Fraser named Searle Scholar, will shine new light on protein shapeshifting

Biophysicist James Fraser, PhD, has been named a 2014 Searle Scholar. His laboratory will be awarded $300,000 in funding over the next three years to support his research into more accurately and precisely describing the ways that protein molecules change shape to carry out the functions of life in our bodies.

The prestigious awards are given annually to 15 young scientists nationally “who are bringing new technologies and new perspectives to address some of the biggest questions in biomedical sciences,” said the program’s scientific director, Douglas Fambrough, PhD.

Fraser is a faculty member in the Department of Bioengineering and Therapeutic Sciences, a joint department of the UCSF Schools of Pharmacy and Medicine.

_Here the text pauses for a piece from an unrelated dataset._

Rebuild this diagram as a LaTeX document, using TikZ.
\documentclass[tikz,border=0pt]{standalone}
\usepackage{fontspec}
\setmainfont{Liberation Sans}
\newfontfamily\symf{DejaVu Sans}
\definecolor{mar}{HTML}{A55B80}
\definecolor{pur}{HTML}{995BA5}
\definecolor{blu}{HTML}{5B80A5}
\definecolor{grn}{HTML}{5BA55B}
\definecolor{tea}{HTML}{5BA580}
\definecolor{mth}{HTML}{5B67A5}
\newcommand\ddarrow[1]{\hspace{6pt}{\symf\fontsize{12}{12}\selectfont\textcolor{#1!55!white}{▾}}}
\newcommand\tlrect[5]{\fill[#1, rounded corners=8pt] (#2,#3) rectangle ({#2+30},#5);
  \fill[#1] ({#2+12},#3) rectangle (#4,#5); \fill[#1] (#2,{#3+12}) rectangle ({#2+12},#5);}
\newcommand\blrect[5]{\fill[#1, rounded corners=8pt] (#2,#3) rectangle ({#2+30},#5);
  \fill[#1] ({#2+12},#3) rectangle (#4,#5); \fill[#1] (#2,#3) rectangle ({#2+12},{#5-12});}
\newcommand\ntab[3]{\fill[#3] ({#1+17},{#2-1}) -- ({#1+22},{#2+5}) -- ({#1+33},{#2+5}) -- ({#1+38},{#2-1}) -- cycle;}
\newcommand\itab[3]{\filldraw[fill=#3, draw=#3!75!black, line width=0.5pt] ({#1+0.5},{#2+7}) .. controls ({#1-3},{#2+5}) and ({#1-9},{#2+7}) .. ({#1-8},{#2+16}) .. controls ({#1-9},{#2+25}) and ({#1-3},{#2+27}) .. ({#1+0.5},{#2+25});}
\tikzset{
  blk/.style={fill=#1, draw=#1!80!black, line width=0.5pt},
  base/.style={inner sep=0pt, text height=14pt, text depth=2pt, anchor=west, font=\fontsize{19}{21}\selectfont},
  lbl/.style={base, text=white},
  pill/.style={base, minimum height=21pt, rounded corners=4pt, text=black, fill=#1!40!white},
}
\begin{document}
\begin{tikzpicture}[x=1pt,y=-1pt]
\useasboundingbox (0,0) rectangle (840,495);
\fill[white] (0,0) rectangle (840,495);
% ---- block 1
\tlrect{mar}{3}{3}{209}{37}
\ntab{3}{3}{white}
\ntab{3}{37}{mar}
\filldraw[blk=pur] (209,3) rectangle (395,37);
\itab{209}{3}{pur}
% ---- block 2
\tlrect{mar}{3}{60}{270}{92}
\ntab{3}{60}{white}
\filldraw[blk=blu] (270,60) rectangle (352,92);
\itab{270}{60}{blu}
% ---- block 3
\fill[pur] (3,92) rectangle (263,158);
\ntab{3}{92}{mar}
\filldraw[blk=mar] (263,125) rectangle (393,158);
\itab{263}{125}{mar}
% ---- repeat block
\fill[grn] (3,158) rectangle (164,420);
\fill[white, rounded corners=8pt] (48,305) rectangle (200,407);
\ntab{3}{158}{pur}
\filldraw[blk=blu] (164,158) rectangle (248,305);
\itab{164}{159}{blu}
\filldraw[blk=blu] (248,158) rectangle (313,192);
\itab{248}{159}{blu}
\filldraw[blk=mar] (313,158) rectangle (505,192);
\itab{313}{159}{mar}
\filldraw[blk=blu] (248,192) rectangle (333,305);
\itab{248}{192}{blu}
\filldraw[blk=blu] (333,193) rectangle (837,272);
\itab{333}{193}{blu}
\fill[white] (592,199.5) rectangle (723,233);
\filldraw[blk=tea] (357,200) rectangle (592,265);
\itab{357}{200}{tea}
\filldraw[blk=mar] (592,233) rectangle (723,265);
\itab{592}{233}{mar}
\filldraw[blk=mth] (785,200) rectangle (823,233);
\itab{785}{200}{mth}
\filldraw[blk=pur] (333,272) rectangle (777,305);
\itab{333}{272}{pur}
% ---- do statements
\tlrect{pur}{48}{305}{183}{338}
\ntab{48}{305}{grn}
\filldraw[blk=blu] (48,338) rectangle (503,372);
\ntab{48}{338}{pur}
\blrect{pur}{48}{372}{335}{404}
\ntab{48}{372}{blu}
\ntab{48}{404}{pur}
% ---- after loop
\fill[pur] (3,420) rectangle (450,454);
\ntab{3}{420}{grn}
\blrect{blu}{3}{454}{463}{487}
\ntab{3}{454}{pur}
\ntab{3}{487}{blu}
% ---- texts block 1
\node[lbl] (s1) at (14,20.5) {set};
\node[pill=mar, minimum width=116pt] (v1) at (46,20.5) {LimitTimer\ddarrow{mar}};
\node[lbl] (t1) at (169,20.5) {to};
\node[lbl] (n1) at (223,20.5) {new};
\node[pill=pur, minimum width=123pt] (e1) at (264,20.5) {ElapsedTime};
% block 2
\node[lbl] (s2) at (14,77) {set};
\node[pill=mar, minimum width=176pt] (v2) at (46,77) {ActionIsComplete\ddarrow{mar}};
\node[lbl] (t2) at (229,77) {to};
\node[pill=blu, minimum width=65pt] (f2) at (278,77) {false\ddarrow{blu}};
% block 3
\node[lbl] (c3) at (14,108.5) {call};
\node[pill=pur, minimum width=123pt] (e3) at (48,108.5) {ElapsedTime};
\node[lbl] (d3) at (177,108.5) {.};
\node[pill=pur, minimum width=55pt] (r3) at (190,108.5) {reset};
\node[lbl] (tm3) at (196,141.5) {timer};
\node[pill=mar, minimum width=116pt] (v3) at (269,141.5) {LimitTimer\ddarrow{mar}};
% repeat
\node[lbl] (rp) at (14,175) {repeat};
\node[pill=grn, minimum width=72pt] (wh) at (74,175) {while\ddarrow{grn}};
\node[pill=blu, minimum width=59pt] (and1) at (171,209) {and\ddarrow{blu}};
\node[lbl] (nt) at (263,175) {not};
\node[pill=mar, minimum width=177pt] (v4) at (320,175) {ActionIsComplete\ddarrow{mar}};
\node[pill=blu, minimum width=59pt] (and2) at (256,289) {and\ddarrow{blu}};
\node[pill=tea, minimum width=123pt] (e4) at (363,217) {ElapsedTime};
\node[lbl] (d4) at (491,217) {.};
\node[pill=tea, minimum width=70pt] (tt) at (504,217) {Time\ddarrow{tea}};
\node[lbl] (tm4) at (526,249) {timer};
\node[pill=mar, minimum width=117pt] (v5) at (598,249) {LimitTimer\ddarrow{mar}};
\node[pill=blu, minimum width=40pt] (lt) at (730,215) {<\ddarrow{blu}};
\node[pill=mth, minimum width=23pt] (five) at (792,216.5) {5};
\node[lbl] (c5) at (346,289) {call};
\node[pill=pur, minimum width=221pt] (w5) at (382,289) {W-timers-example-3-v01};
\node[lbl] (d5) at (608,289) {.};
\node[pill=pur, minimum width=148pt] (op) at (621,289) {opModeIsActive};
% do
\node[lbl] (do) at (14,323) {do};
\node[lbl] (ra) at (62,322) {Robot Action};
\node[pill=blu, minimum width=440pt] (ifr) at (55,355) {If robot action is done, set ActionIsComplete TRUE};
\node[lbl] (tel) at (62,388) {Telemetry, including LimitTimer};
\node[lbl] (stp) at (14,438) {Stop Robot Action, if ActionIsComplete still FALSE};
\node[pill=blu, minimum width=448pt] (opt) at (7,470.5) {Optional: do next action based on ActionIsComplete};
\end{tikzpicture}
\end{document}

To make new drugs to treat diseases, scientists create small molecules that bind to protein molecules to alter their activities—inhibiting or activating them. But such structure-based drug design is challenging because proteins are flexible molecules and, beyond their basic chemical configurations, routinely take on different shapes—called conformations—in order to carry out their functions.

Over the past half-century, scientists have determined the 3-D chemical structures of proteins and some of their conformations by coaxing them to form crystals, shining ever-brighter x-rays through them, and then analyzing how they alter (diffract) the beams.

But the accuracy of this method—x-ray crystallography—can be limited by the need to avoid damage from the x-rays. Consequently, scientists often freeze protein crystals, which can alter their shapes and prevent them from displaying some of the relevant conformations they might take on in our bodies.

Fraser has developed methods to perform x-ray crystallography at room temperature as well as new ways to computationally analyze the resulting conformations. Both approaches seek to better capture the variety of shapes that proteins adopt to perform their functions and how they shift between them. This will help scientists understand how protein conformations are disturbed by disease and how to design more effective drugs that better account for conformational change in their protein targets.

In his Searle-funded research, Fraser will apply a revolutionary new light source to his study of protein shapeshifting. The Linac Coherent Light Source is an x-ray laser that is a billion times brighter than the most powerful previous sources, according to Stanford University’s National Accelerator Laboratory where it is based. And that light is generated in ultrafast pulses, akin to camera flashes, that can capture crystallographic measures of molecular activity in less than a tenth of a trillionth of a second. The speed of those pulses means that images of proteins, including their different conformations, can be captured before x-ray damage takes place.

“The special properties of this light source will enable us to move from taking blurred individual snapshots of proteins to making molecular movies that enable us to watch proteins as they work,” says Fraser.